Exercise objective - Omit pictures and quote the listing below line by line, from its start through the line that holds "plt.rcParams['font.family'] = ['DejaVu Sans']".

Code that draws figures:

--- --- ---

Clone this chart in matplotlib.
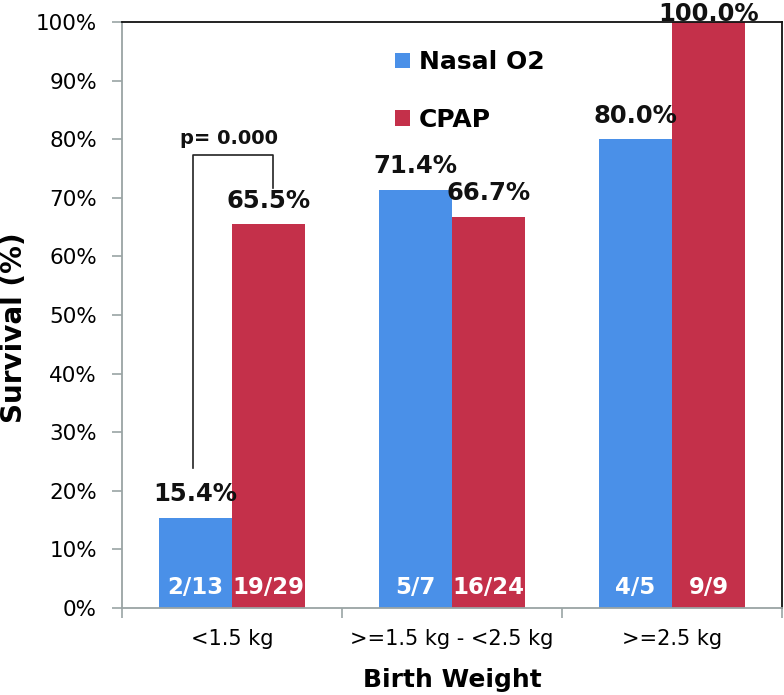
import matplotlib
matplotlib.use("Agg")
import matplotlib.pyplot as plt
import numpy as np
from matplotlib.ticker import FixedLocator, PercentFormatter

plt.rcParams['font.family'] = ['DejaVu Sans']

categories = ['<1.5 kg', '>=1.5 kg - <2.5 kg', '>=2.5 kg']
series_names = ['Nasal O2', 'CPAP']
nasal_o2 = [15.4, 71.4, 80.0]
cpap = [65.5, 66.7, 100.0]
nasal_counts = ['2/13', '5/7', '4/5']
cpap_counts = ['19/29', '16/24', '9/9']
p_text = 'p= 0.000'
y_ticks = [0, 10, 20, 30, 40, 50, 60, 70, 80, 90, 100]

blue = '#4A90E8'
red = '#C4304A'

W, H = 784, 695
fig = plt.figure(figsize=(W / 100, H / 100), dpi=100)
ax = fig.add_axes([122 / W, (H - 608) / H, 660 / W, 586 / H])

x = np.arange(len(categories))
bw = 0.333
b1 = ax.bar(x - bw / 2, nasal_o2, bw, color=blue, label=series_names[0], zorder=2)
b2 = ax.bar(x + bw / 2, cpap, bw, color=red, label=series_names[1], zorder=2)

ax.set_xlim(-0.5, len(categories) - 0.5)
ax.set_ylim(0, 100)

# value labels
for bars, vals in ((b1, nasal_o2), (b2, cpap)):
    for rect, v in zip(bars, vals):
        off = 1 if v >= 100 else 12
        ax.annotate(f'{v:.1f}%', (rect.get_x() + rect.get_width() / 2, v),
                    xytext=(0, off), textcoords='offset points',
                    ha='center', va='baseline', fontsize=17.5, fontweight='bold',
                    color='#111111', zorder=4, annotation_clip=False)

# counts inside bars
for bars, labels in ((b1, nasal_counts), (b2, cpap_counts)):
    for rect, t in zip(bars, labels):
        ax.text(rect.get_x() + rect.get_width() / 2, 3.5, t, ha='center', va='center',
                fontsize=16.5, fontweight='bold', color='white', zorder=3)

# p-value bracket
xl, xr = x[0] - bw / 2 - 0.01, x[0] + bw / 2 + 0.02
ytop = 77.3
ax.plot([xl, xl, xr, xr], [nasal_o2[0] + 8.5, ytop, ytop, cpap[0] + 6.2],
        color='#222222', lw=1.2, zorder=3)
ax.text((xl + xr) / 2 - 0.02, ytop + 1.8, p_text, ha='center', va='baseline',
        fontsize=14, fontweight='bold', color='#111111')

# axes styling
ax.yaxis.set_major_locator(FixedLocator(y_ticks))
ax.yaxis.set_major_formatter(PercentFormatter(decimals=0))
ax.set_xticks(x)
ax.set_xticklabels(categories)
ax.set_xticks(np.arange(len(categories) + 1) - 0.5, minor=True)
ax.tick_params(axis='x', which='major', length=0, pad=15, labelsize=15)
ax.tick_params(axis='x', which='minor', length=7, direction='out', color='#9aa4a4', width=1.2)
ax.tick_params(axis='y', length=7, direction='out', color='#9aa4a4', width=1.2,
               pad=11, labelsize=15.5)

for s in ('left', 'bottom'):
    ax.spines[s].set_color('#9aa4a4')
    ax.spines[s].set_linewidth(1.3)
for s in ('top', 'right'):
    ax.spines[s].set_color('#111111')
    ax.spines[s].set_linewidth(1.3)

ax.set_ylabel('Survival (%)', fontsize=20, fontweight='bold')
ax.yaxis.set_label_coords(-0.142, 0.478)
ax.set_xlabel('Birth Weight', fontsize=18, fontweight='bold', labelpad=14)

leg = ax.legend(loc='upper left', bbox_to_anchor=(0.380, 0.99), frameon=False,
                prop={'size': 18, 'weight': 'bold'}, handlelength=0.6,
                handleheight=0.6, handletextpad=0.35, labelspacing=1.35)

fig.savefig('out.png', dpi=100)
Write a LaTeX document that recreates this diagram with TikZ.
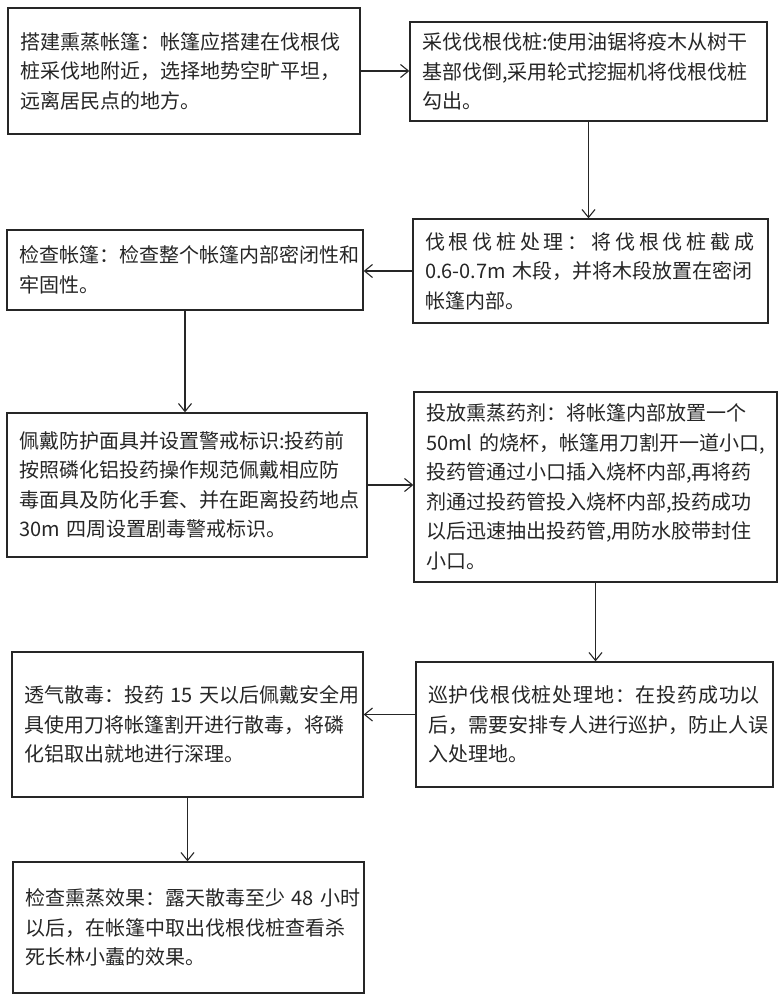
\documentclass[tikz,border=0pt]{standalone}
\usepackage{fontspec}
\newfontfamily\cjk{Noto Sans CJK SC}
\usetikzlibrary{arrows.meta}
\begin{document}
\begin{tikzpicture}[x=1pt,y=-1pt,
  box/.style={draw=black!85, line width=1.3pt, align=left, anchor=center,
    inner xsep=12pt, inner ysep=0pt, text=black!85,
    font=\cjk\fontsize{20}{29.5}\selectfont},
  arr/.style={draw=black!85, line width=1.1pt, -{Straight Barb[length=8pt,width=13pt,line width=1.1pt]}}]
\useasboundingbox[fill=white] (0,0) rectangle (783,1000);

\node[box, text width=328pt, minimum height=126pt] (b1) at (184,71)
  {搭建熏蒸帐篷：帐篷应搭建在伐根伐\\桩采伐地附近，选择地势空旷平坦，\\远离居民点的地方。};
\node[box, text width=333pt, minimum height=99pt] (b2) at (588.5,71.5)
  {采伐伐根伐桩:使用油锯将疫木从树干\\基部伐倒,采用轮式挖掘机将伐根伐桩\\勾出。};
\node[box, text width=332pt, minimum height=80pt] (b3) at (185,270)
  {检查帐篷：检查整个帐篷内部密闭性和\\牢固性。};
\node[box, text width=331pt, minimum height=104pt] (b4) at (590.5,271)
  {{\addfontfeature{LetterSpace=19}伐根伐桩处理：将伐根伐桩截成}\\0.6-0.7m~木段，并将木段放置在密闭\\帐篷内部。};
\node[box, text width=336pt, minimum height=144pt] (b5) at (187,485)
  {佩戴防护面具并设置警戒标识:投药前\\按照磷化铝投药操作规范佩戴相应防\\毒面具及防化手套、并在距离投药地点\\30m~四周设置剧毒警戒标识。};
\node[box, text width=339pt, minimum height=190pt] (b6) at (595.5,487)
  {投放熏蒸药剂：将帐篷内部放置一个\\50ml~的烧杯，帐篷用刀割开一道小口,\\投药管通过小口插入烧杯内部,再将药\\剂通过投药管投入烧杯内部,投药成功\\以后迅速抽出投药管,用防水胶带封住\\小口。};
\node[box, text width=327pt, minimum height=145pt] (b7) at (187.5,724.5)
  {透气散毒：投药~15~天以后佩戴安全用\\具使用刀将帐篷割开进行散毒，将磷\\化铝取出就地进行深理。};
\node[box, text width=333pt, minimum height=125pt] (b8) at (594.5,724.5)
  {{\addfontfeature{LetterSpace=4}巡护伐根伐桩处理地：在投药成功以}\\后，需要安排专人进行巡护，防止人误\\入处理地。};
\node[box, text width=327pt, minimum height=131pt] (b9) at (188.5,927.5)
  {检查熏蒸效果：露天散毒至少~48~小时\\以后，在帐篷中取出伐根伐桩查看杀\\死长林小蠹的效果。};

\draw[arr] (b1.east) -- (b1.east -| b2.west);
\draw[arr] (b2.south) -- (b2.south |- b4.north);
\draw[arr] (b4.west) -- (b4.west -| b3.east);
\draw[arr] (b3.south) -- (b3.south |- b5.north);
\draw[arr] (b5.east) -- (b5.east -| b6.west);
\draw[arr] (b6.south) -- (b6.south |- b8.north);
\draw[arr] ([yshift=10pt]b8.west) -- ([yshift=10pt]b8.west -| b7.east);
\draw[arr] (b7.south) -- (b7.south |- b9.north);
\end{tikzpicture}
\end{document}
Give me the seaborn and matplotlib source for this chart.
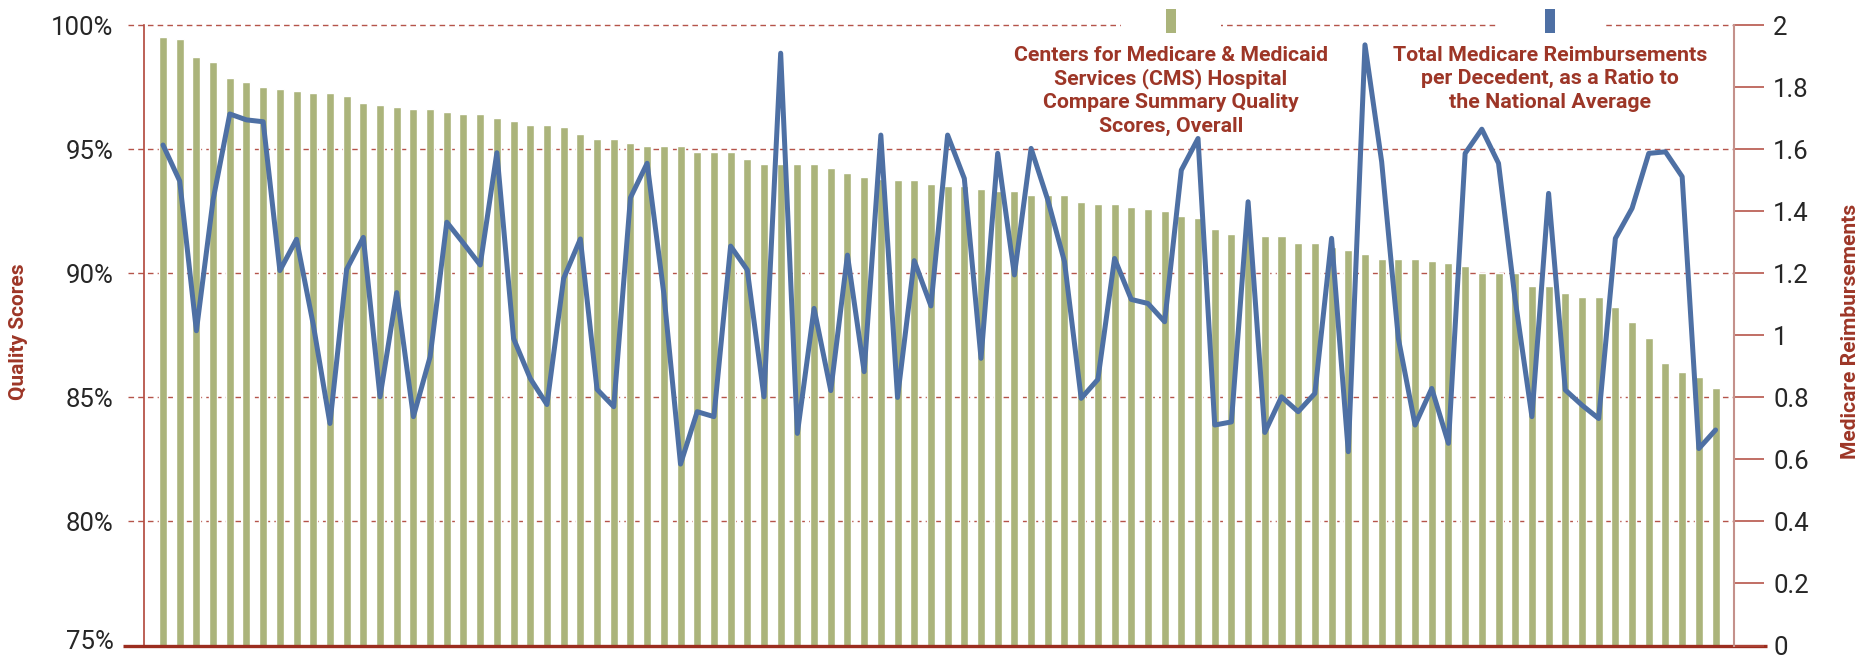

--- --- ---

Final result -
Clone this chart in matplotlib.
import matplotlib
matplotlib.use("Agg")
import matplotlib.pyplot as plt
import numpy as np
from matplotlib.ticker import FixedLocator, PercentFormatter

plt.rcParams['font.family'] = ['DejaVu Sans']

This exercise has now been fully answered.